By Michael Giles

HOW fair dinkum is the Bass Coast Shire Council, the shire’s administration and the people of Bass Coast about improving infrastructure and services across the shire?
Take a look at the Wonthaggi swimming pool for example.
It is disgracefully inadequate for a community of this size and age demographic.
The same goes for Phillip Island where there’s no aquatic centre at all.
We’re told the Bass Coast Shire can’t afford either to improve Wonthaggi’s or build one at the Island. But the shire has a significant ageing population with 27.8% of residents over the age of 65 at the 2011 Census. The median age for Bass Coast people is 12 years older than the Australian average.
We need services here for retirees and those in the older age groups.
Where people of this older demographic in the neighbouring shire of South Gippsland can enjoy an excellent aquatic centre at Leongatha for fitness and wellbeing, they’re missing out here.
The woeful general appearance of Phillip Island is another issue which comes to mind but there are bound to be many areas of neglect when your shire budgets for capital expenditure of only $21 million as against South Gippsland’s $32.5 million this coming year.
Sure, Bass Coast suffers for its high “absentee” population, that is property owners who list their principal residence elsewhere, meaning Bass Coast gets much less in government grants as compared to South Gippsland – only $11 million this year (down by $2m) as compared to South Gippsland’s free kick from the government of $21.5 million.
It’s an issue that needs concerted political advocacy by Bass Coast.
But Bass Coast could get more from government sources if it had the funds to match government program and project grants.
If Bass Coast is determined to get improvements, they’ve got to get serious about cutting the shire’s administration costs, facilitating sustainable growth especially residential growth in Wonthaggi, and increasing rates to comparable levels so that there’s more money for services and infrastructure improvement.

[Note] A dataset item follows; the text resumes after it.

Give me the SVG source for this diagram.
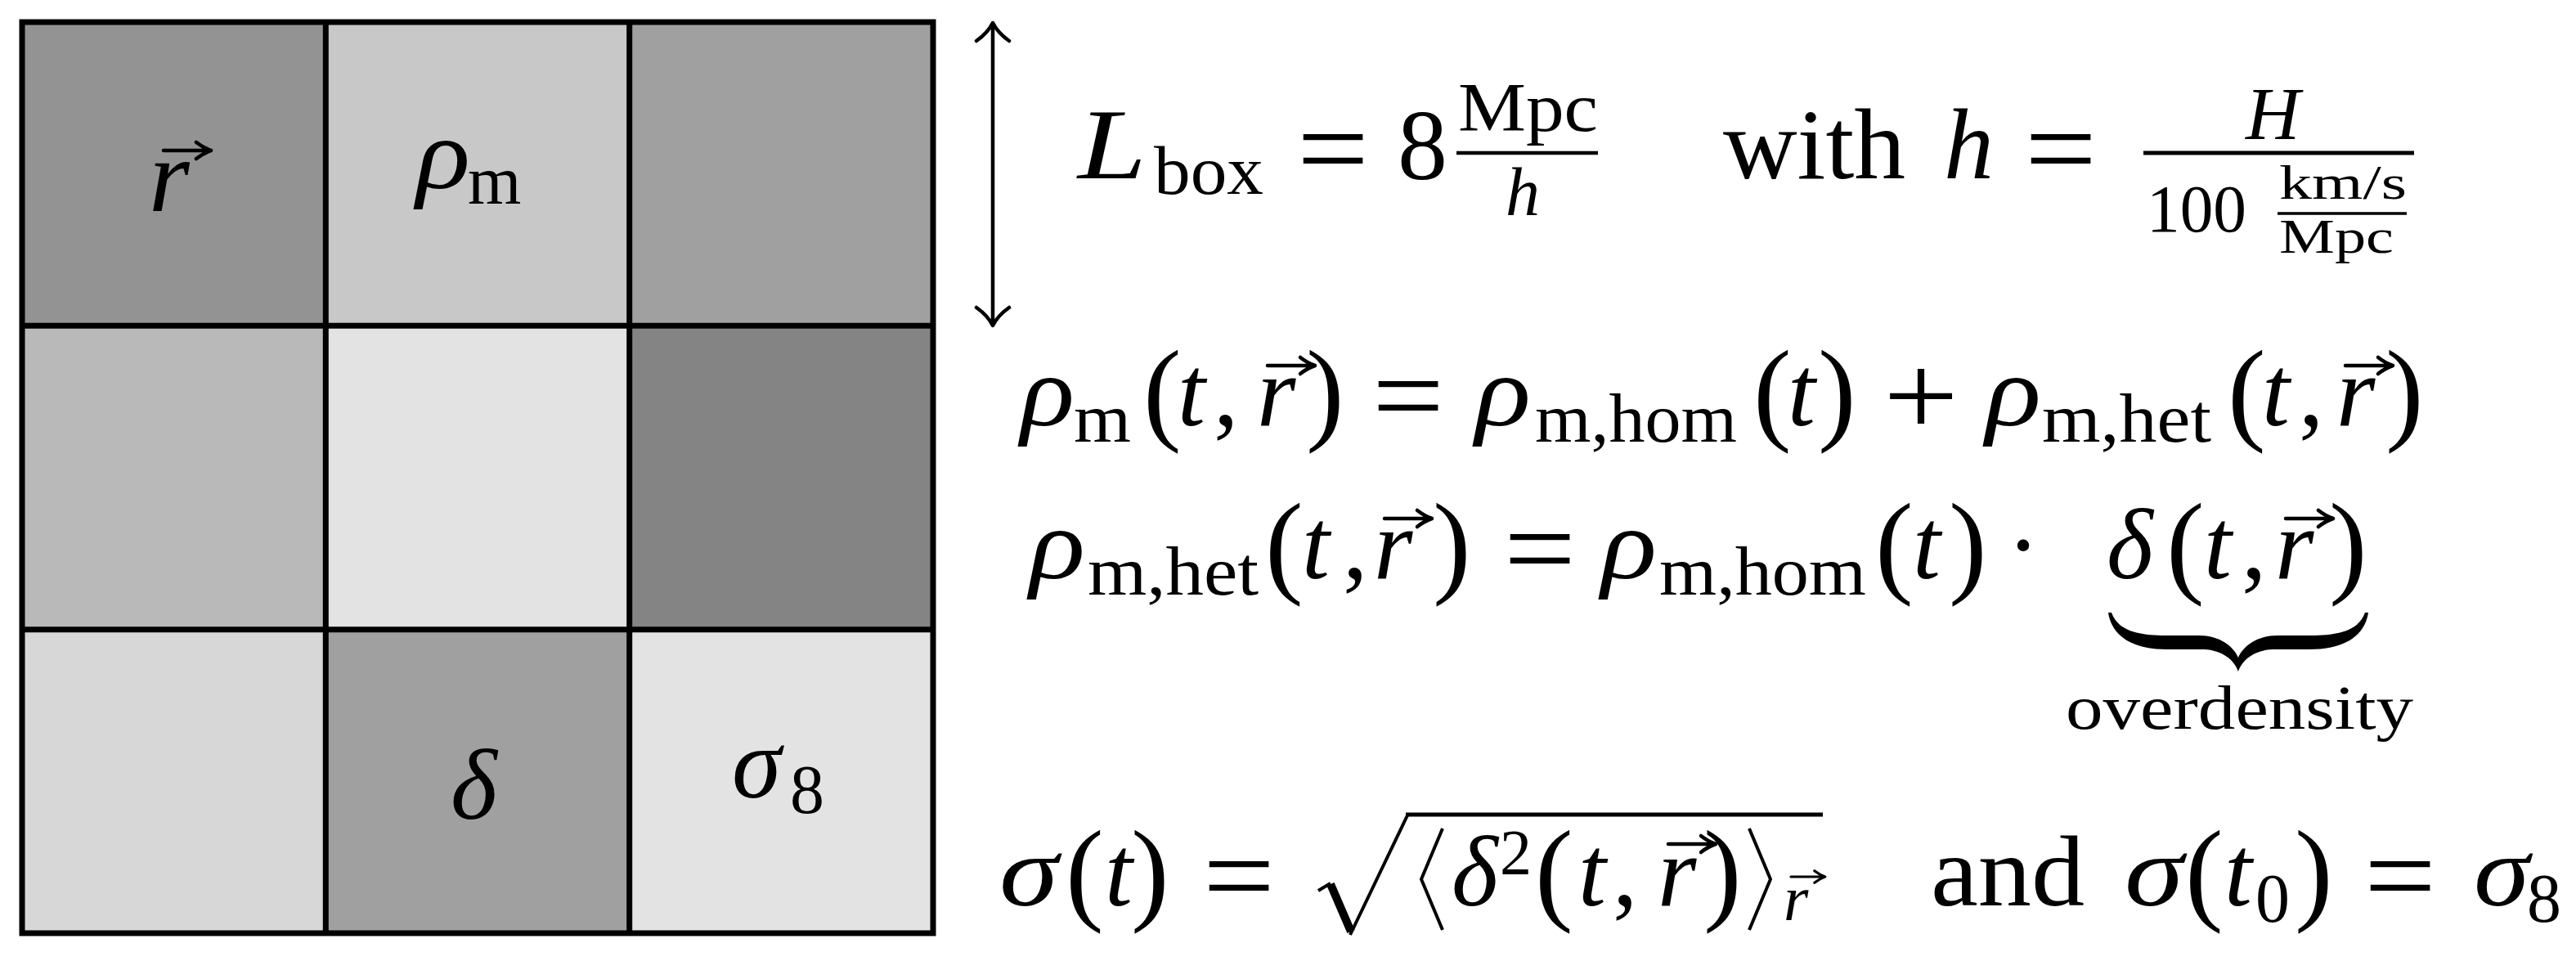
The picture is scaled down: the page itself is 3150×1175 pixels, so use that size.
<svg xmlns="http://www.w3.org/2000/svg" width="3150" height="1175" viewBox="0 0 3150 1175">
<defs>
<style>
text{font-family:"Liberation Serif","Times New Roman",serif;fill:#000}
.m{font-style:italic;font-size:122px}
.r{font-size:122px}
.s{font-size:84px}
.si{font-style:italic;font-size:84px}
.ss{font-size:60px}
.p{font-size:140px}
.eq{font-size:145px}
.ln{stroke:#000;fill:none}
.gl{stroke:#000;stroke-width:7;fill:none;stroke-linecap:square}
</style>
<g id="vec"><path d="M0,0 H55 M40,-10 Q49,-3 58,0 Q49,3 40,10" fill="none" stroke="#000" stroke-width="4.5" stroke-linecap="round" stroke-linejoin="round"/></g>
</defs>
<rect x="0" y="0" width="3150" height="1175" fill="#fff"/>

<g id="grid">
<g id="cell-r"><rect x="27" y="27" width="371.3" height="371.3" fill="#939393"/><text class="m" x="182" y="258" style="font-size:128px">r</text><use href="#vec" x="200" y="184"/></g>
<g id="cell-rho"><rect x="398.3" y="27" width="371.4" height="371.3" fill="#c8c8c8"/><text class="m" x="509" y="230" textLength="66" lengthAdjust="spacingAndGlyphs">ρ</text><text class="s" x="572" y="249">m</text></g>
<g id="cell-02"><rect x="769.7" y="27" width="371.3" height="371.3" fill="#a0a0a0"/></g>
<g id="cell-10"><rect x="27" y="398.3" width="371.3" height="371.4" fill="#b9b9b9"/></g>
<g id="cell-11"><rect x="398.3" y="398.3" width="371.4" height="371.4" fill="#e3e3e3"/></g>
<g id="cell-12"><rect x="769.7" y="398.3" width="371.3" height="371.4" fill="#848484"/></g>
<g id="cell-20"><rect x="27" y="769.7" width="371.3" height="371.3" fill="#d7d7d7"/></g>
<g id="cell-delta"><rect x="398.3" y="769.7" width="371.4" height="371.3" fill="#a0a0a0"/><text class="m" x="551" y="1001">δ</text></g>
<g id="cell-sigma8"><rect x="769.7" y="769.7" width="371.3" height="371.3" fill="#e3e3e3"/><text class="m" x="895" y="975">σ</text><text class="s" x="966" y="994">8</text></g>
<path class="gl" d="M27,27 H1141 V1141 H27 Z M27,398.3 H1141 M27,769.7 H1141 M398.3,27 V1141 M769.7,27 V1141"/>
</g>

<g id="connectors">
<path class="ln" stroke-width="4.5" d="M1214,30 V396"/>
<path class="ln" stroke-width="4.5" stroke-linecap="round" stroke-linejoin="round" d="M1194,50 Q1208,40 1214,28 Q1220,40 1234,50 M1194,376 Q1208,386 1214,398 Q1220,386 1234,376"/>
</g>

<g id="eq-lbox">
<text class="m" x="1318" y="218" textLength="84" lengthAdjust="spacingAndGlyphs">L</text>
<text class="s" x="1411" y="237" textLength="134" lengthAdjust="spacingAndGlyphs">box</text>
<text class="eq" x="1586" y="230" textLength="88" lengthAdjust="spacingAndGlyphs">=</text>
<text class="r" x="1709" y="219">8</text>
<path class="ln" stroke-width="4.5" d="M1781,187 H1954"/>
<text class="s" x="1783" y="160" textLength="171" lengthAdjust="spacingAndGlyphs">Mpc</text>
<text class="si" x="1841" y="263">h</text>
<text class="r" x="2107" y="218" textLength="223" lengthAdjust="spacingAndGlyphs">with</text>
<text class="m" x="2377" y="218">h</text>
<text class="eq" x="2476" y="230" textLength="88" lengthAdjust="spacingAndGlyphs">=</text>
<path class="ln" stroke-width="5" d="M2621,187 H2952"/>
<text class="si" x="2746" y="170" style="font-size:92px">H</text>
<text class="s" x="2625" y="283" style="font-size:82px" textLength="122" lengthAdjust="spacingAndGlyphs">100</text>
<text class="ss" x="2787" y="243" textLength="156" lengthAdjust="spacingAndGlyphs">km/s</text>
<path class="ln" stroke-width="3.5" d="M2785,261 H2943"/>
<text class="ss" x="2787" y="309" textLength="140" lengthAdjust="spacingAndGlyphs">Mpc</text>
</g>

<g id="eq-rho">
<text class="m" x="1248" y="520" textLength="66" lengthAdjust="spacingAndGlyphs">ρ</text>
<text class="s" x="1313" y="540" textLength="70" lengthAdjust="spacingAndGlyphs">m</text>
<text class="p" x="1398" y="525">(</text>
<text class="m" x="1440" y="520">t</text>
<text class="r" x="1484" y="520">,</text>
<text class="m" x="1537" y="520">r</text>
<use href="#vec" x="1550" y="447"/>
<text class="p" x="1597" y="525">)</text>
<text class="eq" x="1678" y="532" textLength="88" lengthAdjust="spacingAndGlyphs">=</text>
<text class="m" x="1804" y="520" textLength="68" lengthAdjust="spacingAndGlyphs">ρ</text>
<text class="s" x="1877" y="540" textLength="247" lengthAdjust="spacingAndGlyphs">m,hom</text>
<text class="p" x="2144" y="525">(</text>
<text class="m" x="2186" y="520">t</text>
<text class="p" x="2223" y="525">)</text>
<text class="eq" x="2303" y="532" textLength="92" lengthAdjust="spacingAndGlyphs">+</text>
<text class="m" x="2428" y="520" textLength="68" lengthAdjust="spacingAndGlyphs">ρ</text>
<text class="s" x="2497" y="540" textLength="207" lengthAdjust="spacingAndGlyphs">m,het</text>
<text class="p" x="2724" y="525">(</text>
<text class="m" x="2766" y="520">t</text>
<text class="r" x="2811" y="520">,</text>
<text class="m" x="2857" y="520">r</text>
<use href="#vec" x="2868" y="447"/>
<text class="p" x="2917" y="525">)</text>
</g>

<g id="eq-het">
<text class="m" x="1259" y="707" textLength="68" lengthAdjust="spacingAndGlyphs">ρ</text>
<text class="s" x="1330" y="727" textLength="209" lengthAdjust="spacingAndGlyphs">m,het</text>
<text class="p" x="1547" y="712">(</text>
<text class="m" x="1592" y="707">t</text>
<text class="r" x="1642" y="707">,</text>
<text class="m" x="1680" y="707">r</text>
<use href="#vec" x="1693" y="634"/>
<text class="p" x="1752" y="712">)</text>
<text class="eq" x="1839" y="719" textLength="88" lengthAdjust="spacingAndGlyphs">=</text>
<text class="m" x="1958" y="707" textLength="68" lengthAdjust="spacingAndGlyphs">ρ</text>
<text class="s" x="2029" y="727" textLength="253" lengthAdjust="spacingAndGlyphs">m,hom</text>
<text class="p" x="2293" y="712">(</text>
<text class="m" x="2339" y="707">t</text>
<text class="p" x="2383" y="712">)</text>
<text class="r" x="2474" y="707" text-anchor="middle">·</text>
</g>

<g id="overdensity">
<text class="m" x="2576" y="707">δ</text>
<text class="p" x="2649" y="712">(</text>
<text class="m" x="2695" y="707">t</text>
<text class="r" x="2741" y="707">,</text>
<text class="m" x="2782" y="707">r</text>
<use href="#vec" x="2795" y="634"/>
<text class="p" x="2848" y="712">)</text>
<path fill="#000" d="M2578,749 C2582,776 2605,794 2650,794 L2695,794 C2718,795 2732,807 2737,821 C2742,807 2756,795 2779,794 L2824,794 C2869,794 2892,776 2896,749 L2892,749 C2885,769 2864,777 2825,777 L2785,777 C2760,777 2743,790 2737,804 C2731,790 2714,777 2689,777 L2649,777 C2610,777 2589,769 2582,749 Z"/>
<text x="2526" y="891" style="font-size:76px" textLength="425" lengthAdjust="spacingAndGlyphs">overdensity</text>
</g>

<g id="eq-sigma">
<text class="m" x="1222" y="1107" textLength="72" lengthAdjust="spacingAndGlyphs">σ</text>
<text class="p" x="1303" y="1112">(</text>
<text class="m" x="1351" y="1107">t</text>
<text class="p" x="1383" y="1112">)</text>
<text class="eq" x="1471" y="1119" textLength="88" lengthAdjust="spacingAndGlyphs">=</text>
<path class="ln" stroke-width="4" stroke-linejoin="round" d="M1612,1089 L1627,1080"/>
<path class="ln" stroke-width="10" d="M1627,1081 L1652,1139"/>
<path class="ln" stroke-width="4" d="M1651,1143 L1721,997"/>
<path class="ln" stroke-width="5" d="M1719,996 H2229"/>
<path class="ln" stroke-width="4" stroke-linejoin="round" d="M1764,1013 L1738,1075 L1764,1137"/>
<text class="m" x="1775" y="1107">δ</text>
<text class="s" x="1834" y="1068" style="font-size:78px">2</text>
<text class="p" x="1877" y="1112">(</text>
<text class="m" x="1930" y="1107">t</text>
<text class="r" x="1972" y="1107">,</text>
<text class="m" x="2027" y="1107">r</text>
<use href="#vec" x="2040" y="1032"/>
<text class="p" x="2083" y="1112">)</text>
<path class="ln" stroke-width="4" stroke-linejoin="round" d="M2139,1013 L2165,1075 L2139,1137"/>
<text class="si" x="2181" y="1125" style="font-size:78px">r</text>
<use href="#vec" transform="translate(2190,1072) scale(0.72)"/>
<text class="r" x="2361" y="1107" textLength="188" lengthAdjust="spacingAndGlyphs">and</text>
<text class="m" x="2598" y="1107" textLength="72" lengthAdjust="spacingAndGlyphs">σ</text>
<text class="p" x="2672" y="1112">(</text>
<text class="m" x="2720" y="1107">t</text>
<text class="s" x="2758" y="1127">0</text>
<text class="p" x="2806" y="1112">)</text>
<text class="eq" x="2891" y="1119" textLength="88" lengthAdjust="spacingAndGlyphs">=</text>
<text class="m" x="3025" y="1107" textLength="68" lengthAdjust="spacingAndGlyphs">σ</text>
<text class="s" x="3090" y="1127">8</text>
</g>
</svg>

For example, if you owned a $350,000 house in South Gippsland, you’d expect a total rates and garbage collection bill this year of $1931.96 (incl $213 waste bins), as compared to just $1539.95 (incl $449 bins) in Bass Coast.
Maybe South Gippsland’s rates are a little too high but surely Bass Coast’s are unsustainably low.
It’s a discussion we need to have, and the councillors should have the courage of their convictions to lead it.
But equally, the Bass Coast Shire has to get real about the size and cost of its administration at 324 employees (333 last year) as against South Gippsland’s 251 staff members (down from 270 last year following the loss of 21 from its aged/disability services team). Bass Coast Shire’s employees will cost $32.5 million this year in a total budget of $63 million as against South Gippsland’s $25 million (down by $2.3m) in a budget of $62.5 million.
And you wouldn’t like to see them add a “Climate Change Emergency Officer” role to that after last week’s meeting.
Surely Bass Coast must make cuts, not only to the size of its bureaucracy but also to what it pays individual staff members, most getting considerably higher rates of pay to similar jobs in the local private sector.
So, the Bass Coast Shire Council needs to stop making excuses for the poor state of infrastructure and services in the shire and start showing a bit of leadership in the areas of shire admin costs and facilitating growth to increase income from rates. The home owners of Bass Coast will also have to give serious consideration to paying more in rates if they want more of the nice things in life such as aquatic centres and other desirable improvements.
Bass Coast’s debt is also running at $17.9 million presently as against South Gippsland’s $3.6 million.
Unless these issues are addressed, nothing will change, raising the spectre of shire amalgamations, possibly with neighbouring South Gippsland, a prospect that would be bad news for towns like Leongatha and Korumburra and also for Phillip Island. Think about it!